At his funeral Dr. Hodge, who was then pastor of the church Delaney started in Janesville closed his eulogy with these words:
“Servant of God, well done;
Rest from thy loved employ;
The battle fought, the victory won,
It’s rather fitting that this cemetery where Delaney is buried, is across the street from the only remaining Baptist church in Whitewater.
======================
January 3 1845 from Rev. James Delaney
“The field I occupy is very extensive – There is no vilalge within a circle of ten or twelve miles, but there are several growing settlements. I know of no Baptist minister between here and the Mississippi, on the one hand, and Lake Superior on the other. Immigration pours into the Territory, in one unbroken tide during the season of navigation. The unrivalled and far-famed excellence of the soil in this and some of the adjacent counties, draws multitudes with more than magnetic power. Generally speaking, their means are scanty; with some exceptions they are poor but energetic adventurers. A burning eagerness to “enter land,” drives them to expend nearly their all for lots of rich “prairie” and “oak openings!” The principal influx is in the fall, when it is too late in the season to provide an adequate defense against the approaching inclemencies of the winter, hence, miserable dwellings, wretched clothing and other demonstrations of privation and poverty meet the eye on every hand. By the stern necessity of the case, the settler is obliged to make an untiiring struggle for years – not to hoard wealth, or live in style, but to tame the wilderness and keep himself alive.

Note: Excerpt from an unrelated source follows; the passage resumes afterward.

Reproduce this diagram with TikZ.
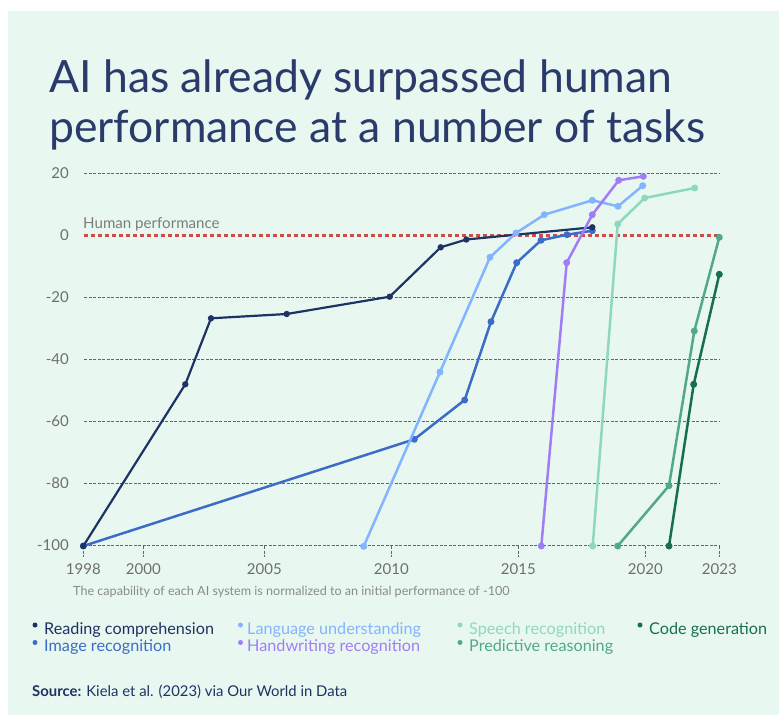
\documentclass[tikz,border=0pt]{standalone}
\usepackage{fontspec}
\setmainfont{Lato}
\newfontfamily\titlefont{Lato}
\usetikzlibrary{calc}
\definecolor{bgc}{HTML}{E8F8F1}
\definecolor{titlecol}{HTML}{2A3B6B}
\definecolor{rcc}{HTML}{1E3264}
\definecolor{irc}{HTML}{3C6CC5}
\definecolor{luc}{HTML}{82B4FF}
\definecolor{hwc}{HTML}{A17DF5}
\definecolor{src}{HTML}{8ED8BE}
\definecolor{prc}{HTML}{52A887}
\definecolor{cgc}{HTML}{17704C}
\definecolor{redc}{HTML}{CD4B4B}
\definecolor{gridc}{HTML}{666666}
\definecolor{labc}{HTML}{6E6E6E}
\definecolor{notec}{HTML}{8A8A8A}
\tikzset{
  gridline/.style={draw=gridc, line width=1pt, dash pattern=on 3pt off 1.5pt},
  humanline/.style={draw=redc, line width=3pt, dash pattern=on 4pt off 3pt},
  series/.style={line width=2.5pt, line join=round, line cap=round},
  ylab/.style={anchor=east, text=labc, font=\fontsize{15}{15}\selectfont, inner sep=0pt},
  xlab/.style={anchor=base, text=labc, font=\fontsize{15}{15}\selectfont, inner sep=0pt},
  legtext/.style={anchor=base west, font=\fontsize{16.2}{16.2}\selectfont, inner sep=0pt},
  titletext/.style={anchor=base west, inner sep=0pt, text=titlecol, font=\titlefont\fontsize{44.5}{44.5}\selectfont},
}
\begin{document}
\begin{tikzpicture}[x=1pt,y=-1pt]
\useasboundingbox (0,0) rectangle (779,715);
\fill[bgc] (8,11) rectangle (779,715);
% title
\node[titletext] (t1) at (49,92) {AI has already surpassed human};
\node[titletext] (t2) at (49,142) {performance at a number of tasks};
% gridlines
\foreach \yy in {173,297,359,421,483,545}{
  \coordinate (gl\yy) at (84,\yy);
  \coordinate (gr\yy) at (719,\yy);
  \draw[gridline] (gl\yy) -- (gr\yy);
}
% x ticks
\foreach \xx in {83.3,143.3,264.3,391.3,518.3,645.3,719.3}{
  \coordinate (tt) at (\xx,546);
  \coordinate (tb) at (\xx,557);
  \draw[gridline] (tt) -- (tb);
}
% y labels
\node[ylab] (y20) at (69,173) {20};
\node[ylab] (y0) at (69,235) {0};
\node[ylab] (ym20) at (69,297) {-20};
\node[ylab] (ym40) at (69,359) {-40};
\node[ylab] (ym60) at (69,421) {-60};
\node[ylab] (ym80) at (69,483) {-80};
\node[ylab] (ym100) at (69,545) {-100};
% x labels
\node[xlab] (x1998) at (83.3,574) {1998};
\node[xlab] (x2000) at (143.3,574) {2000};
\node[xlab] (x2005) at (264.3,574) {2005};
\node[xlab] (x2010) at (391.3,574) {2010};
\node[xlab] (x2015) at (518.3,574) {2015};
\node[xlab] (x2020) at (645.3,574) {2020};
\node[xlab] (x2023) at (719.3,574) {2023};
% human performance
\coordinate (hl) at (84,235);
\coordinate (hr) at (719,235);
\draw[humanline] (hl) -- (hr);
\node[anchor=base west, inner sep=0pt, text=labc!90!white, font=\fontsize{15.1}{15.1}\selectfont] (hp) at (83,228) {Human performance};
% note
\node[anchor=base west, inner sep=0pt, text=notec, font=\fontsize{12.6}{12.6}\selectfont] (note) at (73,595) {The capability of each AI system is normalized to an initial performance of -100};
% data: image recognition
\coordinate (ir1) at (83.3,546);
\coordinate (ir2) at (414.3,439.3);
\coordinate (ir3) at (464.7,400);
\coordinate (ir4) at (491,321.7);
\coordinate (ir5) at (516.7,262.7);
\coordinate (ir6) at (541,240.3);
\coordinate (ir7) at (567,234.7);
\coordinate (ir8) at (592.3,230.7);
\draw[series, irc] (ir1)--(ir2)--(ir3)--(ir4)--(ir5)--(ir6)--(ir7)--(ir8);
\foreach \p in {ir1,ir2,ir3,ir4,ir5,ir6,ir7,ir8}{\fill[irc] (\p) circle[radius=3.5];}
% reading comprehension
\coordinate (rc1) at (83.3,546);
\coordinate (rc2) at (185.3,384.3);
\coordinate (rc3) at (211,318.3);
\coordinate (rc4) at (286.7,314);
\coordinate (rc5) at (389.7,296.7);
\coordinate (rc6) at (440.7,247.3);
\coordinate (rc7) at (466.3,239.5);
\coordinate (rc8) at (592.3,227.3);
\draw[series, rcc, line width=2.2pt] (rc1)--(rc2)--(rc3)--(rc4)--(rc5)--(rc6)--(rc7)--(rc8);
\foreach \p in {rc1,rc2,rc3,rc4,rc5,rc6,rc7,rc8}{\fill[rcc] (\p) circle[radius=3.2];}
% language understanding
\coordinate (lu1) at (363.7,546.3);
\coordinate (lu2) at (440,372);
\coordinate (lu3) at (490,257.3);
\coordinate (lu4) at (516,233);
\coordinate (lu5) at (544.3,214.7);
\coordinate (lu6) at (592.3,200.3);
\coordinate (lu7) at (618,206.3);
\coordinate (lu8) at (642.7,185.7);
\draw[series, luc] (lu1)--(lu2)--(lu3)--(lu4)--(lu5)--(lu6)--(lu7)--(lu8);
\foreach \p in {lu1,lu2,lu3,lu4,lu5,lu6,lu7,lu8}{\fill[luc] (\p) circle[radius=3.5];}
% handwriting
\coordinate (hw1) at (541.3,546);
\coordinate (hw2) at (566.7,262.7);
\coordinate (hw3) at (592.3,214.7);
\coordinate (hw4) at (618.7,180.3);
\coordinate (hw5) at (643.3,176.3);
\draw[series, hwc] (hw1)--(hw2)--(hw3)--(hw4)--(hw5);
\foreach \p in {hw1,hw2,hw3,hw4,hw5}{\fill[hwc] (\p) circle[radius=3.5];}
% speech
\coordinate (sr1) at (592.7,546);
\coordinate (sr2) at (617.7,224);
\coordinate (sr3) at (644.7,198);
\coordinate (sr4) at (694.7,188);
\draw[series, src] (sr1)--(sr2)--(sr3)--(sr4);
\foreach \p in {sr1,sr2,sr3,sr4}{\fill[src] (\p) circle[radius=3.5];}
% predictive reasoning
\coordinate (pr1) at (617.7,546);
\coordinate (pr2) at (669,485.7);
\coordinate (pr3) at (694.3,331);
\coordinate (pr4) at (719.3,237.3);
\draw[series, prc] (pr1)--(pr2)--(pr3)--(pr4);
\foreach \p in {pr1,pr2,pr3,pr4}{\fill[prc] (\p) circle[radius=3.5];}
% code generation
\coordinate (cg1) at (669,546);
\coordinate (cg2) at (693.7,384.3);
\coordinate (cg3) at (719.3,274.3);
\draw[series, cgc] (cg1)--(cg2)--(cg3);
\foreach \p in {cg1,cg2,cg3}{\fill[cgc] (\p) circle[radius=3.5];}
% legend
\fill[rcc] (35,625) circle[radius=2.5];
\node[legtext, text=rcc] (l1) at (44,634.5) {Reading comprehension};
\fill[irc] (35,642.5) circle[radius=2.5];
\node[legtext, text=irc] (l2) at (44,651.5) {Image recognition};
\fill[luc] (240.5,625) circle[radius=2.5];
\node[legtext, text=luc] (l3) at (247,634.5) {Language understanding};
\fill[hwc] (240.5,642.5) circle[radius=2.5];
\node[legtext, text=hwc] (l4) at (247,651.5) {Handwriting recognition};
\fill[src] (460,625) circle[radius=2.5];
\node[legtext, text=src] (l5) at (469,634.5) {Speech recognition};
\fill[prc] (460,642.5) circle[radius=2.5];
\node[legtext, text=prc] (l6) at (469,651.5) {Predictive reasoning};
\fill[cgc] (640,625) circle[radius=2.5];
\node[legtext, text=cgc] (l7) at (649,634.5) {Code generation};
% source
\node[legtext, text=rcc, font=\fontsize{14.85}{14.85}\selectfont] (srcnote) at (32,696) {\textbf{Source:} Kiela et al. (2023) via Our World in Data};
\end{tikzpicture}
\end{document}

It is painful to add, that among the settlers here, are too many who were professors of religion “in the east,” and now have their “Letters of Commendation” in their chests;….
I have however, found many of the very “salt of the earth” here, but so poor that it would be a want of benevolence to expect them to give anything for the most benevolent purpose…. Often toil-worn and hungry, I travel scores of miles on foot and along,… and to visit the rich, poor, and the impenitent….
Baptist families are coming in and settling all around me, who need my daily attention.